The municipality of Retiendas (42 inhabitants in 2018 vs. 483 in 1950; 2,099 ha) is located 50 km north of Guadalajara.

Ivan Sache, 7 September 2019


Symbols of Retiendas

The flag and arms of Retiendas are prescribed by Order No. 51, issued on 14 March 2019 by the Government of Castilla-La Mancha and published on 28 March 2019 in the official gazette of Castilla-La Mancha, No. 62, p. 9,771 (text).
The symbols are described as follows:

Flag: Horizontal, in proportions 2:3, with three vertical stripes. The first, along the hoist, vert (1:4), the second, orange, charged with the proper arms of the municipality (1:2), and the third, gules (1:4).
Coat of arms: Per fess, 1. Azure a monastery proper cantonned by four fleurs-de-lis or, 2. Vert a three-arched bridge argent on waves azure and argent. The shield surmounted by a Royal Spanish crown.

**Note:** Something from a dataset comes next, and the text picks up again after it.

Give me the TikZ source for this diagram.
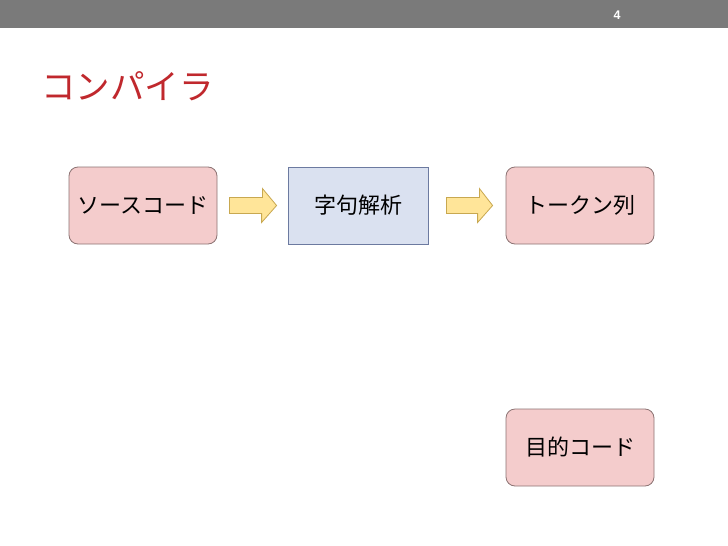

The coat of arms features the monastery of Santa María de Bonaval.
In 1164, King Alfonso VIII offered the valley where the monastery would be built to a group of Cistercian monks, commissioned to resettle the area and to protect it against Moorish raids, although the border with the Muslim states was already further in the south. The first monks came from the Santa María de Valbuena monastery in Valladolid, and, probably, from the French homonimic monastery of Notre-Dame de Bonneval. In 1175, Alfonso VIII transferred the hwole valley to the monks and listed the possessions of the monastery.
Bonaval is among the southernmost Cistercian foundations, built in Romanesque style with Gothic evolutions, in compliance with the Cistercian rules. The building of the church must have been initiated on the early 13th centuery.
In 1821, the monks withdrew to Toledo and the monastery was sold to private owners who could not care less for its preservation. Some capitals were re-used in the village's houses and fountain. Most archives and artwork were lost, except a few pieces kept by the Retiendas parish.

Parts of the church are still standing, mostly the chevet, the transept crossing and the southern nave; a sacristy appended to the apse was probably a chapel used during the building of the church. The church was rectangular (42 m x 37 m), with three naves and three apses, the central, polygonal, and the lateral, rectangular. The main architectural element of the church is the main gate, located in the southern end of the transept, with four archivolts and four pairs of columns decorated with naturalistic capitals.
Bonval, included on 2 December 2007 on the Red List of Heritage, was delisted on 28 June 2018 after the Government of Castilla-la Mancha had initiated restoration works; the first out of the four restoration sequences has been completed, so that the monument can be open to the public.